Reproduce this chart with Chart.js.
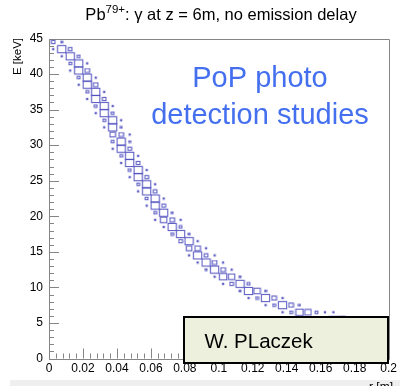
<!DOCTYPE html>
<html>
<head>
<meta charset="utf-8">
<script src="https://cdn.jsdelivr.net/npm/chart.js@4.4.1/dist/chart.umd.min.js"></script>
<style>
  html, body { margin: 0; padding: 0; background: #fff; }
</style>
</head>
<body>
<canvas id="boxChart" width="400" height="386"></canvas>
<script>
// 2D histogram (ROOT "box" style): photon energy E vs. radius r at z = 6 m

const xTickLabels = ['0', '0.02', '0.04', '0.06', '0.08', '0.1', '0.12', '0.14', '0.16', '0.18', '0.2'];
const yTickLabels = ['0', '5', '10', '15', '20', '25', '30', '35', '40', '45'];

const rBinWidth = 0.005; // m
const eBinWidth = 1;     // keV

// bin centres in E (keV), one entry per filled row
const eRows = [44.5, 43.5, 42.5, 41.5, 40.5, 39.5, 38.5, 37.5, 36.5, 35.5,
               34.5, 33.5, 32.5, 31.5, 30.5, 29.5, 28.5, 27.5, 26.5, 25.5,
               24.5, 23.5, 22.5, 21.5, 20.5, 19.5, 18.5, 17.5, 16.5, 15.5,
               14.5, 13.5, 12.5, 11.5, 10.5, 9.5, 8.5, 7.5, 6.5, 5.5, 4.5, 3.5];

// r bin centres (m) of the filled cells in each row
const rowR = [
    [0.0025, 0.0075],
    [0.0025, 0.0075, 0.0125],
    [0.0075, 0.0125, 0.0175],
    [0.0125, 0.0175, 0.0225],
    [0.0125, 0.0175, 0.0225],
    [0.0175, 0.0225, 0.0275],
    [0.0175, 0.0225, 0.0275],
    [0.0225, 0.0275, 0.0325],
    [0.0225, 0.0275, 0.0325],
    [0.0275, 0.0325, 0.0375],
    [0.0275, 0.0325, 0.0375],
    [0.0325, 0.0375, 0.0425],
    [0.0325, 0.0375, 0.0425],
    [0.0375, 0.0425, 0.0475],
    [0.0375, 0.0425, 0.0475],
    [0.0375, 0.0425, 0.0475],
    [0.0425, 0.0475, 0.0525],
    [0.0425, 0.0475, 0.0525],
    [0.0475, 0.0525, 0.0575],
    [0.0475, 0.0525, 0.0575],
    [0.0525, 0.0575, 0.0625],
    [0.0525, 0.0575, 0.0625],
    [0.0575, 0.0625, 0.0675],
    [0.0575, 0.0625, 0.0675],
    [0.0625, 0.0675, 0.0725],
    [0.0625, 0.0675, 0.0725, 0.0775],
    [0.0675, 0.0725, 0.0775],
    [0.0725, 0.0775, 0.0825],
    [0.0775, 0.0825, 0.0875],
    [0.0825, 0.0875, 0.0925],
    [0.0825, 0.0875, 0.0925, 0.0975],
    [0.0875, 0.0925, 0.0975, 0.1025],
    [0.0925, 0.0975, 0.1025, 0.1075],
    [0.0975, 0.1025, 0.1075, 0.1125],
    [0.1025, 0.1075, 0.1125, 0.1175],
    [0.1125, 0.1175, 0.1225, 0.1275],
    [0.1175, 0.1225, 0.1275, 0.1325, 0.1375],
    [0.1275, 0.1325, 0.1375, 0.1425, 0.1475],
    [0.1375, 0.1425, 0.1475, 0.1525, 0.1575, 0.1625, 0.1675],
    [0.1575, 0.1625, 0.1675, 0.1725, 0.1775, 0.1825],
    [0.1775, 0.1825, 0.1875, 0.1925, 0.1975],
    [0.1925, 0.1975]
];

// relative cell contents, same layout as rowR
const rowCounts = [
    [4, 2],
    [1, 9, 4],
    [1, 9, 3],
    [3, 9, 1],
    [1, 9, 5],
    [3, 9, 1],
    [1, 9, 5],
    [3, 9, 1],
    [1, 9, 4],
    [3, 9, 1],
    [1, 9, 3],
    [3, 9, 1],
    [1, 9, 2],
    [6, 5, 1],
    [3, 9, 2],
    [1, 9, 4],
    [3, 9, 1],
    [1, 9, 4],
    [3, 9, 1],
    [1, 9, 4],
    [3, 9, 1],
    [1, 9, 4],
    [3, 9, 1],
    [1, 9, 4],
    [3, 9, 2],
    [1, 7, 5, 1],
    [1, 9, 3],
    [3, 9, 2],
    [4, 9, 1],
    [6, 6, 1],
    [1, 9, 4, 1],
    [1, 9, 5, 1],
    [2, 9, 5, 1],
    [1, 8, 7, 2],
    [1, 4, 9, 3],
    [2, 9, 7, 2],
    [1, 3, 9, 5, 1],
    [1, 3, 9, 5, 2],
    [1, 3, 8, 7, 3, 1, 1],
    [2, 5, 8, 7, 4, 2],
    [1, 3, 6, 6, 4],
    [2, 3]
];

const FONT = '"Liberation Sans", Arial, Helvetica, sans-serif';
const boxColor = 'rgba(82, 82, 192, 0.92)';
const axisColor = '#858585';

const cells = [];
eRows.forEach((e, k) => {
    rowR[k].forEach((r, n) => cells.push({ x: r, y: e, c: rowCounts[k][n] }));
});
const maxCount = Math.max(...cells.map(p => p.c));

// one outlined box image per content value, sized from the bin size in pixels
const boxCache = {};
function boxFor(count, chart) {
    const xs = chart.scales.x, ys = chart.scales.y;
    if (!xs || !ys) return 'rect';
    const binW = xs.getPixelForValue(rBinWidth) - xs.getPixelForValue(0);
    const binH = ys.getPixelForValue(0) - ys.getPixelForValue(eBinWidth);
    if (!(binW > 0) || !(binH > 0)) return 'rect';
    const key = count + '|' + binW.toFixed(2) + '|' + binH.toFixed(2);
    if (boxCache[key]) return boxCache[key];
    const f = count / maxCount;
    const w = Math.max(1.2, binW * f * 0.97);
    const h = Math.max(1.2, binH * f);
    const c = document.createElement('canvas');
    c.width = Math.ceil(w) + 2;
    c.height = Math.ceil(h) + 2;
    const g = c.getContext('2d');
    g.strokeStyle = boxColor;
    g.lineWidth = 1.1;
    g.strokeRect((c.width - w) / 2, (c.height - h) / 2, w, h);
    boxCache[key] = c;
    return c;
}

const rootFrame = {
    id: 'rootFrame',
    beforeDraw(chart) {
        const ctx = chart.ctx;
        ctx.save();
        ctx.fillStyle = '#fff';
        ctx.fillRect(0, 0, chart.width, chart.height);
        ctx.fillStyle = '#efefef';
        ctx.fillRect(10, 380, 390, 6);
        ctx.restore();
    },
    beforeDatasetsDraw(chart) {
        const ctx = chart.ctx;
        const { left, right, top, bottom } = chart.chartArea;
        const xs = chart.scales.x, ys = chart.scales.y;
        ctx.save();
        ctx.strokeStyle = axisColor;
        ctx.lineWidth = 1;
        ctx.beginPath();
        ctx.rect(Math.round(left) + 0.5, Math.round(top) + 0.5, Math.round(right - left), Math.round(bottom - top));
        // ticks drawn inside the frame
        for (let v = 0; v <= 45; v++) {
            const py = Math.round(ys.getPixelForValue(v)) + 0.5;
            ctx.moveTo(left, py);
            ctx.lineTo(left + (v % 5 === 0 ? 10 : 5), py);
        }
        for (let k = 0; k <= 50; k++) {
            const px = Math.round(xs.getPixelForValue(k * 0.004)) + 0.5;
            ctx.moveTo(px, bottom);
            ctx.lineTo(px, bottom - (k % 5 === 0 ? 10 : 5));
        }
        ctx.stroke();
        ctx.restore();
    },
    afterDraw(chart) {
        const ctx = chart.ctx;
        ctx.save();

        // title with superscript charge state
        const big = '16.5px ' + FONT, sup = '11.5px ' + FONT;
        const parts = [['Pb', big, 0], ['79+', sup, -6.5], [': \u03b3 at z = 6m, no emission delay', big, 0]];
        let total = 0;
        parts.forEach(p => { ctx.font = p[1]; total += ctx.measureText(p[0]).width; });
        let tx = 221 - total / 2;
        ctx.fillStyle = '#000';
        ctx.textBaseline = 'alphabetic';
        ctx.textAlign = 'left';
        parts.forEach(p => {
            ctx.font = p[1];
            ctx.fillText(p[0], tx, 19.5 + p[2]);
            tx += ctx.measureText(p[0]).width;
        });

        // axis titles
        ctx.font = '11.5px ' + FONT;
        ctx.save();
        ctx.translate(20.5, 38);
        ctx.rotate(-Math.PI / 2);
        ctx.textAlign = 'right';
        ctx.fillText('E [keV]', 0, 0);
        ctx.restore();
        ctx.font = '12px ' + FONT;
        ctx.textAlign = 'right';
        ctx.fillText('r [m]', 393, 391);

        // overlay label
        ctx.fillStyle = '#4470f0';
        ctx.font = '29px ' + FONT;
        ctx.textAlign = 'center';
        ctx.fillText('PoP photo', 260, 87);
        ctx.fillText('detection studies', 260, 124);

        // author box
        ctx.fillStyle = '#edf0dc';
        ctx.fillRect(184, 317, 204, 46);
        ctx.strokeStyle = '#000';
        ctx.lineWidth = 2;
        ctx.strokeRect(184, 317, 204, 46);
        ctx.fillStyle = '#000';
        ctx.font = '20.5px ' + FONT;
        ctx.textAlign = 'left';
        ctx.fillText('W. PLaczek', 204.5, 348);

        ctx.restore();
    }
};

new Chart(document.getElementById('boxChart'), {
    type: 'scatter',
    data: {
        datasets: [{
            data: cells,
            pointStyle: ctx => boxFor(ctx.raw.c, ctx.chart),
            pointRadius: 4,
            pointBorderWidth: 0,
            pointBackgroundColor: 'transparent'
        }]
    },
    options: {
        responsive: false,
        animation: false,
        events: [],
        layout: { padding: { top: 38.5, right: 8, bottom: 0, left: 0 } },
        plugins: {
            legend: { display: false },
            tooltip: { enabled: false }
        },
        scales: {
            x: {
                type: 'linear',
                min: 0,
                max: 0.2,
                grid: { display: false, drawTicks: false },
                border: { display: false },
                ticks: {
                    stepSize: 0.02,
                    autoSkip: false,
                    maxRotation: 0,
                    padding: 3,
                    color: '#000',
                    font: { family: FONT, size: 12 },
                    callback: (v, i) => xTickLabels[i]
                },
                afterFit: s => { s.height = 27.5; }
            },
            y: {
                type: 'linear',
                min: 0,
                max: 45,
                grid: { display: false, drawTicks: false },
                border: { display: false },
                ticks: {
                    stepSize: 5,
                    padding: 6,
                    color: '#000',
                    font: { family: FONT, size: 12 },
                    callback: (v, i) => yTickLabels[i]
                },
                afterFit: s => { s.width = 49; }
            }
        }
    },
    plugins: [rootFrame]
});
</script>
</body>
</html>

**TO BE DONE**
Extract, word for word, each line from the top of the data down to and including the line with "r at z = 6 m"; skip the pictures.

**COMPLETE OUTPUT**
Reproduce this chart with Chart.js.
<!DOCTYPE html>
<html>
<head>
<meta charset="utf-8">
<script src="https://cdn.jsdelivr.net/npm/chart.js@4.4.1/dist/chart.umd.min.js"></script>
<style>
  html, body { margin: 0; padding: 0; background: #fff; }
</style>
</head>
<body>
<canvas id="boxChart" width="400" height="386"></canvas>
<script>
// 2D histogram (ROOT "box" style): photon energy E vs. radius r at z = 6 m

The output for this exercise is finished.